In January, the chief minister said action had already been taken on 220 of the commission’s recommendations, an assertion the KCBC questioned. A leading Catholic daily carried an editorial accusing Vijayan of treating Christians as “gullible” by claiming implementation without making the report public. According to author and academic Vinil Paul, the government appears to have waited until the last moment to deploy it as a political tool.
Alongside its release, the government initiated measures based on its recommendations, including easing conditions for members of the Latin Catholic community to obtain community certificates. Earlier, eligibility had been restricted to those who had joined the community before 1947 and their descendants. These steps have not satisfied the KCBC.
“The recommendations need to be studied and implemented through concrete government action, something that has not happened,” said Fr Tharayil. “Since the report is now an official document, any incoming government will be expected to carry forward its implementation. That is the only positive aspect we see.”
The report draws detailed comparisons between Christian and Muslim minorities in the state, and some believe the timing of its release was intended to capitalise on growing tensions between these communities. Ahead of the election announcement, both the CPI(M) and the BJP advanced the narrative that, if the Congress-led UDF comes to power, governance would effectively be shaped by the Indian Union Muslim League (IUML), its largest ally, and the Jamaat-e-Islami, which has backed the front. Many interpreted this as an attempt to stoke anxieties among Hindus and Christians. As the campaign began, however, the CPI(M) initiated damage-control measures to avoid alienating the broader Muslim community, including allegations that the opposition leader had accepted favours from the RSS in the past.

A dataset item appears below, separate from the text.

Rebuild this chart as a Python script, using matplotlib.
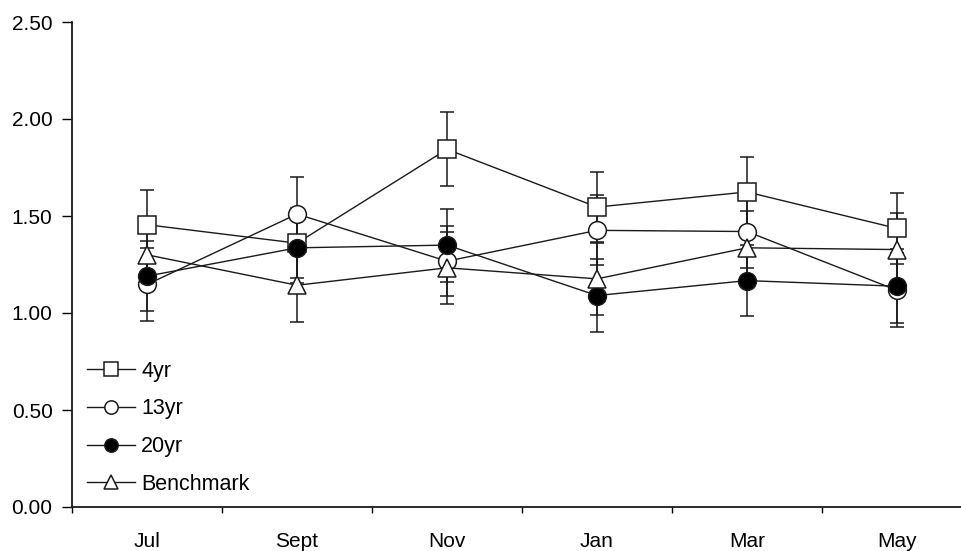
import matplotlib
matplotlib.use("Agg")
import matplotlib.pyplot as plt
import numpy as np

plt.rcParams['font.family'] = ['Liberation Sans', 'DejaVu Sans']

months = ["Jul", "Sept", "Nov", "Jan", "Mar", "May"]
yticks = [0.0, 0.5, 1.0, 1.5, 2.0, 2.5]

labels = ["4yr", "13yr", "20yr", "Benchmark"]
vals_4yr = [1.455, 1.36, 1.844, 1.546, 1.624, 1.436]
vals_13yr = [1.147, 1.51, 1.267, 1.426, 1.42, 1.117]
vals_20yr = [1.19, 1.336, 1.35, 1.09, 1.167, 1.138]
vals_bench = [1.30, 1.143, 1.233, 1.176, 1.336, 1.327]

se_4yr = [0.18, 0.18, 0.19, 0.18, 0.182, 0.185]
se_13yr = [0.19, 0.19, 0.18, 0.18, 0.187, 0.19]
se_20yr = [0.18, 0.18, 0.188, 0.19, 0.183, 0.19]
se_bench = [0.18, 0.19, 0.186, 0.186, 0.19, 0.186]

fig = plt.figure(figsize=(9.62, 5.51), dpi=100)
W, H = 962, 551
ax = fig.add_axes([72 / W, 44 / H, 900 / W, 485 / H])

x = np.arange(len(months))
series = [
    (vals_4yr, se_4yr, 's', 'white'),
    (vals_13yr, se_13yr, 'o', 'white'),
    (vals_20yr, se_20yr, 'o', 'black'),
    (vals_bench, se_bench, '^', 'white'),
]
handles = []
for i, (v, se, m, fc) in enumerate(series):
    ax.errorbar(x, v, yerr=se, fmt='none', ecolor='#1a1a1a', elinewidth=1.1,
                capsize=4.7, capthick=1.1, zorder=2 + i * 0.1)
    h, = ax.plot(x, v, color='#1a1a1a', linewidth=1.0, marker=m,
                 markersize=12.8, markerfacecolor=fc,
                 markeredgecolor='#1a1a1a', markeredgewidth=1.1,
                 zorder=3 + i * 0.1, label=labels[i])
    handles.append(h)

ax.set_xlim(-0.5, 5.5)
ax.set_ylim(0, 2.5)
ax.set_xticks(np.arange(-0.5, 6.0, 1.0), minor=False)
ax.set_xticklabels([])
ax.set_xticks(x, minor=True)
ax.set_xticklabels(months, minor=True)
ax.tick_params(axis='x', which='major', direction='out', length=4, width=1.0)
ax.tick_params(axis='x', which='minor', length=0, pad=18, labelsize=15)
ax.set_yticks(yticks)
ax.set_yticklabels([f"{t:.2f}" for t in yticks])
ax.tick_params(axis='y', direction='out', length=7, width=1.0, pad=7, labelsize=15)

for s in ['top', 'right']:
    ax.spines[s].set_visible(False)
for s in ['left', 'bottom']:
    ax.spines[s].set_linewidth(1.3)
    ax.spines[s].set_color('#1a1a1a')

leg = ax.legend(handles=handles, loc='lower left', bbox_to_anchor=(0.017, 0.025),
                frameon=False, fontsize=15.5, handlelength=2.2, handletextpad=0.3,
                labelspacing=0.78, borderaxespad=0, borderpad=0, markerscale=0.75)

fig.savefig("out.png", dpi=100)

Meanwhile, the BJP, which has long grappled with the gap between a hindutva identity and Hindu sub-identities in Kerala, continues its efforts to bridge it. Guruvayoor candidate B. Gopalakrishnan sparked controversy by stating that Guruvayoor, a constituency with a Hindu majority, should have a Hindu MLA. BJP state president Rajeev Chandrashekar backed him, noting that minority communities assert their identity in areas where they hold significant strength.

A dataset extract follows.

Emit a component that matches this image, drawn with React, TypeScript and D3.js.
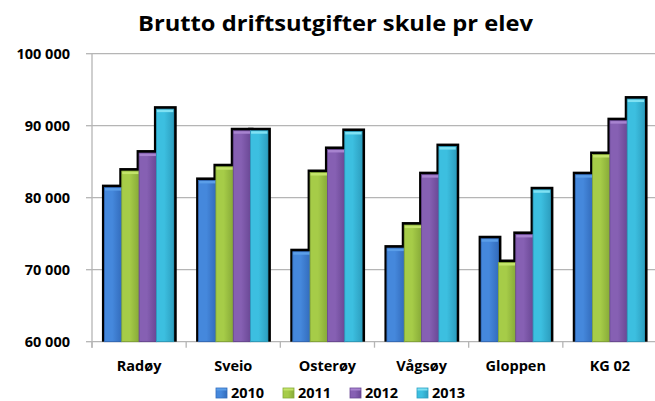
import React from "react";
import * as d3 from "d3";

const categories = ["Radøy", "Sveio", "Osterøy", "Vågsøy", "Gloppen", "KG 02"];
const years = ["2010", "2011", "2012", "2013"];
const values2010 = [81400, 82400, 72500, 73000, 74300, 83200];
const values2011 = [83700, 84300, 83500, 76200, 71000, 86000];
const values2012 = [86200, 89300, 86700, 83200, 74900, 90700];
const values2013 = [92300, 89300, 89200, 87100, 81100, 93700];
const yTicks = [60000, 70000, 80000, 90000, 100000];
const seriesValues = [values2010, values2011, values2012, values2013];

const colors = [
  { top: "#5b9ee8", light: "#4588dc", dark: "#336cbc" },
  { top: "#c3e36a", light: "#a6cc48", dark: "#87aa38" },
  { top: "#a783cf", light: "#8660b3", dark: "#6a4895" },
  { top: "#7fe1f3", light: "#3cbfe0", dark: "#2d9fc0" },
];

const W = 655;
const H = 401;
const FONT = "'Open Sans', Lato, sans-serif";

export default function App() {
  const left = 92;
  const right = 657;
  const y = d3.scaleLinear().domain([60000, 100000]).range([341.7, 53.7]);
  const x0 = d3
    .scaleBand<string>()
    .domain(categories)
    .range([left, right])
    .paddingInner(0.264)
    .paddingOuter(0.132);
  const x1 = d3.scaleBand<string>().domain(years).range([0, x0.bandwidth()]);
  const fmt = (v: number) => d3.format(",")(v).replace(/,/g, " ");
  const step = x0.step();
  const boundaries = d3.range(categories.length + 1).map((i) => left + i * step);

  const bars: { key: string; x: number; y: number; w: number; h: number; s: number }[] = [];
  categories.forEach((c, ci) => {
    years.forEach((yr, si) => {
      const v = seriesValues[si][ci];
      const bx = (x0(c) as number) + (x1(yr) as number);
      const by = y(v);
      bars.push({ key: c + yr, x: bx, y: by, w: x1.bandwidth(), h: y(60000) - by, s: si });
    });
  });

  return (
    <svg
      width={W}
      height={H}
      style={{ position: "absolute", left: 0, top: 0, background: "#fff" }}
      fontFamily={FONT}
    >
      <defs>
        {colors.map((c, i) => (
          <linearGradient key={i} id={"g" + i} x1="0" y1="0" x2="1" y2="0">
            <stop offset="0" stopColor={c.light} />
            <stop offset="0.45" stopColor={c.light} />
            <stop offset="1" stopColor={c.dark} />
          </linearGradient>
        ))}
      </defs>
      <rect x={0} y={0} width={W} height={H} fill="#fff" />
      <text
        x={138}
        y={31}
        fontSize={21}
        fontWeight="bold"
        fill="#000"
        textLength={395}
        lengthAdjust="spacingAndGlyphs"
      >
        Brutto driftsutgifter skule pr elev
      </text>
      {yTicks.map((t) => (
        <g key={t}>
          <line x1={left} x2={W} y1={y(t)} y2={y(t)} stroke="#b5b5b5" strokeWidth={1.3} />
          <line x1={86} x2={left} y1={y(t)} y2={y(t)} stroke="#b5b5b5" strokeWidth={1.3} />
          <text
            x={70}
            y={y(t)}
            dy="0.36em"
            textAnchor="end"
            fontSize={14.5}
            fontWeight="bold"
            fill="#000"
          >
            {fmt(t)}
          </text>
        </g>
      ))}
      <line x1={left} x2={left} y1={y(100000)} y2={y(60000) + 6} stroke="#b5b5b5" strokeWidth={1.3} />
      {boundaries.map((bx, i) => (
        <line key={i} x1={bx} x2={bx} y1={y(60000)} y2={y(60000) + 6} stroke="#b5b5b5" strokeWidth={1.3} />
      ))}
      {bars.map((b) => (
        <rect key={"s" + b.key} x={b.x - 2.5} y={b.y - 3} width={b.w + 5.5} height={b.h + 3} fill="#000" />
      ))}
      {bars.map((b) => (
        <g key={b.key}>
          <rect
            x={b.x}
            y={b.y}
            width={b.w}
            height={b.h}
            fill={`url(#g${b.s})`}
            stroke={colors[b.s].dark}
            strokeWidth={0.8}
          />
          <rect x={b.x + 0.5} y={b.y + 0.5} width={b.w - 1} height={2.5} fill={colors[b.s].top} />
        </g>
      ))}
      {categories.map((c) => (
        <text
          key={c}
          x={(x0(c) as number) + x0.bandwidth() / 2}
          y={371}
          textAnchor="middle"
          fontSize={14.5}
          fontWeight="bold"
          fill="#000"
        >
          {c}
        </text>
      ))}
      {years.map((yr, i) => {
        const lx = 216 + i * 67;
        return (
          <g key={yr}>
            <rect x={lx} y={388} width={11} height={10} fill={`url(#g${i})`} stroke={colors[i].dark} strokeWidth={0.8} />
            <rect x={lx + 0.5} y={388.5} width={10} height={2} fill={colors[i].top} />
            <text x={lx + 15} y={398} fontSize={14.5} fontWeight="bold" fill="#000">
              {yr}
            </text>
          </g>
        );
      })}
    </svg>
  );
}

Sabarimala-related controversies have been invoked by both the UDF and the NDA to appeal to the faithful. The CPI(M), too, has found utility in the shrine. Last September, when the government and the Travancore Devaswom Board jointly conducted the Global Ayyappa Sangamam, which featured a message from Uttar Pradesh Chief Minister Yogi Adityanath, it drew accusations that the government was courting Hindu identity sentiment ahead of elections. “Was the Global Ayyappa Sangamam at Sabarimala about the NSS or the Sree Narayana Dharma Paripalana Yogam? No, it was about identity,” says Kumar. “Similarly, when the J.B. Koshy Commission comes in, it is an appeal to Christian identity.”

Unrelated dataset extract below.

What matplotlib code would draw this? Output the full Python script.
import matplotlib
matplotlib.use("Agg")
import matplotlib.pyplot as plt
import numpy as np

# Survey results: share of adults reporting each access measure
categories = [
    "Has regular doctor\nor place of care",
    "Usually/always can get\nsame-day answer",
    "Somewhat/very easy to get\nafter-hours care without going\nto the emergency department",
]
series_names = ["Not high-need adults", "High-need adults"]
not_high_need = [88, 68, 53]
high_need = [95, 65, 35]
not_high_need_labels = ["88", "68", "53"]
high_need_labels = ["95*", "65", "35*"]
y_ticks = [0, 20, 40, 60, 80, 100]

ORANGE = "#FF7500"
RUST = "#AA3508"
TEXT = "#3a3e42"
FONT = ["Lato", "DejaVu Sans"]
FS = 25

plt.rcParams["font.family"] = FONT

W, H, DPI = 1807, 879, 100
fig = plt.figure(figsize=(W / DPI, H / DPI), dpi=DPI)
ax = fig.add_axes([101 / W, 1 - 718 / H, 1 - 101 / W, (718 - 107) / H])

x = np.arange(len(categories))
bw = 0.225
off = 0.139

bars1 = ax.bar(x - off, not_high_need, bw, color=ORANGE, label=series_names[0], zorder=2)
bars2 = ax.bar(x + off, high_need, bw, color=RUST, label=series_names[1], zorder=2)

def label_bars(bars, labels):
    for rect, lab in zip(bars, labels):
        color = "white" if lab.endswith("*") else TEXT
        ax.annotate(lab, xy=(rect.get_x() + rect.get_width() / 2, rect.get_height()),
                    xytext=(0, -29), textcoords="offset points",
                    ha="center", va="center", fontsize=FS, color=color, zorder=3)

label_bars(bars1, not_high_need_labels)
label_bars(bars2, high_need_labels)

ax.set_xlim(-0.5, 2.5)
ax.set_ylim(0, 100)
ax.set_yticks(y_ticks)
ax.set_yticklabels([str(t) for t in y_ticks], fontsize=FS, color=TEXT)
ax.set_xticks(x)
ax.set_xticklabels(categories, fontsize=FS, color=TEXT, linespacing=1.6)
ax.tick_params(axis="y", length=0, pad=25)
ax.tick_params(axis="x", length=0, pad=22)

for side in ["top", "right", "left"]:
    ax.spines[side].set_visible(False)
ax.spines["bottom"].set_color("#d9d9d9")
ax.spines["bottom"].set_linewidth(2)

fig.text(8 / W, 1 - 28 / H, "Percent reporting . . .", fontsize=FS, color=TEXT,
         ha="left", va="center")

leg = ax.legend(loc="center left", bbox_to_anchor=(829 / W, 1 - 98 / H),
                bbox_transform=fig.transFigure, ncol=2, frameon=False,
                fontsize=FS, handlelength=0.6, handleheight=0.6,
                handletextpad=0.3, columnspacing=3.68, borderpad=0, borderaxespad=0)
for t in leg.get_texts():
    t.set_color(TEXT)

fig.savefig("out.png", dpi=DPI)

Meanwhile, the government also granted official recognition to Pentecostalism as a Christian denomination, after which some Pentecostal groups signalled support for the LDF. Daniel Konnanilkunnathil, joint secretary of the Indian Pentecostal Church of God, the state’s largest Pentecostal movement with over two lakh believers, told THE WEEK that they had not endorsed any political party. “We appreciate the recognition, but key demands, especially those concerning converted Christians from scheduled castes and scheduled tribes, remain unresolved,” he said. Gestures, the remark implied, are not enough. In Kerala’s finely calibrated electoral season, neither are they ever quite sufficient to close the deal.